Jan. 14 (Bloomberg) -- China CNR Corp., the nation’s second-biggest trainmaker, picked China International Capital Corp., Macquarie Group Ltd. and UBS AG to work on a first-time share sale in Hong Kong, said three people with knowledge of the matter.
Shanghai-listed China CNR plans to raise as much as $1.5 billion in the offering this year, said the people, who asked not to be identified because the information is private. The company has yet to file an application to the Hong Kong stock exchange, they said.
China CNR is seeking funds as the government expands the world’s largest high-speed rail network. The Beijing-based company said Jan. 6 it signed contracts worth 28.2 billion yuan ($4.7 billion) to sell bullet trains to state-owned China Railway Corp.
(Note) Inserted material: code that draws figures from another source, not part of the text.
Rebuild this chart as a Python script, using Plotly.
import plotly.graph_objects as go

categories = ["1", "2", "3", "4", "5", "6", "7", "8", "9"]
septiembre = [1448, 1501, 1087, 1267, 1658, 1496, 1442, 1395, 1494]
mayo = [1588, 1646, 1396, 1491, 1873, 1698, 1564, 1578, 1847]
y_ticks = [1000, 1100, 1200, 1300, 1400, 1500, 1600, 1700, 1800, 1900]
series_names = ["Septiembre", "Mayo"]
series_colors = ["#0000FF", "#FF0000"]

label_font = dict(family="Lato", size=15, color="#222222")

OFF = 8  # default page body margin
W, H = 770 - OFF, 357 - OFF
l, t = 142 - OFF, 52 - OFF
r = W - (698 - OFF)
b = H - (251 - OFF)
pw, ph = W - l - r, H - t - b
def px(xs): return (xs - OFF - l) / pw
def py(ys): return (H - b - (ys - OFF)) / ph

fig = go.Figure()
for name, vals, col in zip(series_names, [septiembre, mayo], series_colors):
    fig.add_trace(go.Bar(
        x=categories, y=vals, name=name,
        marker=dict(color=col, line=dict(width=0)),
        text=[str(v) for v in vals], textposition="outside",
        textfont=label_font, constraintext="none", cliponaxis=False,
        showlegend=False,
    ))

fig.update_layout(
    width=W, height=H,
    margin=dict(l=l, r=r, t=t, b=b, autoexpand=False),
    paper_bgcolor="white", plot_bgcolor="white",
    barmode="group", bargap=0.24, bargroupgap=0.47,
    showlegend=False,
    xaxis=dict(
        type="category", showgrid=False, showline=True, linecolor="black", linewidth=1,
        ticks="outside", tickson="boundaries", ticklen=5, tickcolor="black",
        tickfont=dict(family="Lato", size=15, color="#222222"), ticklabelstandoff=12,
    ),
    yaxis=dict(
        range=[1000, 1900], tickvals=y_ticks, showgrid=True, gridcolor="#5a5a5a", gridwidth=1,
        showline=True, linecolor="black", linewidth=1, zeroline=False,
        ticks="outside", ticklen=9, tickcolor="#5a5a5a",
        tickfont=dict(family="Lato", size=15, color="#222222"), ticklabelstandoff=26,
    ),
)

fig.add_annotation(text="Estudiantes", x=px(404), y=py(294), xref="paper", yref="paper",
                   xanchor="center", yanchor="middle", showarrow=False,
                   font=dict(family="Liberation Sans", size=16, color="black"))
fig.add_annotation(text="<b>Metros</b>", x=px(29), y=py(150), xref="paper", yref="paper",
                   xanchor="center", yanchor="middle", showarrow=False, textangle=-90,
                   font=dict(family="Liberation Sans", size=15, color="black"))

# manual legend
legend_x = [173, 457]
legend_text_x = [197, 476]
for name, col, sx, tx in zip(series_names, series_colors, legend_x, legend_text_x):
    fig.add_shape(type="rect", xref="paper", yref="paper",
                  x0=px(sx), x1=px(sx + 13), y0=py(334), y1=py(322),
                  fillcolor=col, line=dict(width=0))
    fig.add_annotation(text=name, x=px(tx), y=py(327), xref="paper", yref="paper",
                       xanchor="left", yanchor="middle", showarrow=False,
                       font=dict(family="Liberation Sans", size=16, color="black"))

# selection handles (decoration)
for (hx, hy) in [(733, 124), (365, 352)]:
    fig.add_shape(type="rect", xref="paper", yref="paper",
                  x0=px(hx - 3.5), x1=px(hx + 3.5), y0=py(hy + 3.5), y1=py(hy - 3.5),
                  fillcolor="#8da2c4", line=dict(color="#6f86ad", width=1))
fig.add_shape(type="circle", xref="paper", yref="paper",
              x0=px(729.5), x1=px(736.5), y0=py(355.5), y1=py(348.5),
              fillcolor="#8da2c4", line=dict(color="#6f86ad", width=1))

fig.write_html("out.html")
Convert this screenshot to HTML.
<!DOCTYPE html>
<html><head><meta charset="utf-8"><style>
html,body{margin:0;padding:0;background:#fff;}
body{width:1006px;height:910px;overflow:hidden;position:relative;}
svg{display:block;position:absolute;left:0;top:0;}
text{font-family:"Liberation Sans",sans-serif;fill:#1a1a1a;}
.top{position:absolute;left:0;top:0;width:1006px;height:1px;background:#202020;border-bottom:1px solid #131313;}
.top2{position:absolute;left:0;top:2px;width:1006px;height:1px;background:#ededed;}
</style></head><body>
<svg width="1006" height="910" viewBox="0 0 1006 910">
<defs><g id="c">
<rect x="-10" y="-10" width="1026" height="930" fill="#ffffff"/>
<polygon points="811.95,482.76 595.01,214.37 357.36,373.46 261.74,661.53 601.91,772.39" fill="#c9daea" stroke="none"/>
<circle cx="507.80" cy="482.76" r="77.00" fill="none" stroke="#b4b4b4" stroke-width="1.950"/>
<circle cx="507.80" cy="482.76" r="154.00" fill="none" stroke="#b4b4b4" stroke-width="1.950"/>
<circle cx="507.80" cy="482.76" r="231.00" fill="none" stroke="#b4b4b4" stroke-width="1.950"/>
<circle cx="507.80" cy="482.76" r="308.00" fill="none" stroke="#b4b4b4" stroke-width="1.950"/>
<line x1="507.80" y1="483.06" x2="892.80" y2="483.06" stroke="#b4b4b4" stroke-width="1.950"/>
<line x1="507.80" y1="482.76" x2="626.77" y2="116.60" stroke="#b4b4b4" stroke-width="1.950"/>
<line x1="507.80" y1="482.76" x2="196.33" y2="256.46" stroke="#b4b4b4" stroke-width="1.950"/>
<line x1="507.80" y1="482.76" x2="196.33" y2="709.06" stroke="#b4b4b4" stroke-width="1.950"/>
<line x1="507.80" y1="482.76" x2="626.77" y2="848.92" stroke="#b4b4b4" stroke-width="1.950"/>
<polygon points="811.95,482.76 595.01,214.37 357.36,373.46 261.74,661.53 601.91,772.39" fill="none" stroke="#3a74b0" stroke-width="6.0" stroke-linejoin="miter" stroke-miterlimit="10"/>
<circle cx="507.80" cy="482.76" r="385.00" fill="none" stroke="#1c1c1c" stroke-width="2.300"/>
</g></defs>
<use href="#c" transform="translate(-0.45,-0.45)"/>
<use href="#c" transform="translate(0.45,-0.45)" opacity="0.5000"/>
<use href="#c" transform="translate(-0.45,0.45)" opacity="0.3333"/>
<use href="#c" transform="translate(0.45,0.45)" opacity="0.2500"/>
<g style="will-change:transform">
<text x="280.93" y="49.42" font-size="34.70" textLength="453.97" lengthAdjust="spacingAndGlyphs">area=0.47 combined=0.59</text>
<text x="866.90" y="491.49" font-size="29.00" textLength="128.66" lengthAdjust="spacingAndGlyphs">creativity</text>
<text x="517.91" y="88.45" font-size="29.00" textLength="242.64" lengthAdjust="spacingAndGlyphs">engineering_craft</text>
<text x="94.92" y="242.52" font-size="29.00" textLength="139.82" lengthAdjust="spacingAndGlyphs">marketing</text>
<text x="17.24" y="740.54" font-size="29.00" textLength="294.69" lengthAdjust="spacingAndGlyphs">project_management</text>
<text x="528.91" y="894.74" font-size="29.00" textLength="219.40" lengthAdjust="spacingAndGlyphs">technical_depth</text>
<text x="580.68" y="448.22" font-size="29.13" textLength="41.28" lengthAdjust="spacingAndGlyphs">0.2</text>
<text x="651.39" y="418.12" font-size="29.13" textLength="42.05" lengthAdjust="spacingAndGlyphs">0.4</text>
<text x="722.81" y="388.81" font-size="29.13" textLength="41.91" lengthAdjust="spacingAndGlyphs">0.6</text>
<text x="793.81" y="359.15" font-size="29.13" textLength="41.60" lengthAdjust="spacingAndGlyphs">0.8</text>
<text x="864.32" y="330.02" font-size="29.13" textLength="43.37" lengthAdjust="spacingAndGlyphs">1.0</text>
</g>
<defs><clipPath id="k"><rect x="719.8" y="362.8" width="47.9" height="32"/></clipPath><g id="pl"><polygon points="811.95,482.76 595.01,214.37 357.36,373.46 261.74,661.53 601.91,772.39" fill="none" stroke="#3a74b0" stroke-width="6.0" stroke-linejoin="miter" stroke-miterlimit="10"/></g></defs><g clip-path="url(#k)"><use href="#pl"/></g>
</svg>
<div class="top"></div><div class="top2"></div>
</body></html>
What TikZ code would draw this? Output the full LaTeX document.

Selling stock in Hong Kong allows China-listed companies to take advantage of valuations that can be higher than on the mainland. Larger competitor CSR Corp. trades in Hong Kong at 12.1 times estimated 2014 earnings, while its Shanghai shares carry a multiple of 11.8, data compiled by Bloomberg show. China CNR trades in Shanghai at 10.2 times projected 2014 earnings, the data show.
China’s state-owned asset regulator approved China CNR’s Hong Kong listing plan “in principle,” the trainmaker said in a statement on Jan. 2, without giving details. Calls to China CNR’s press office in Beijing went unanswered.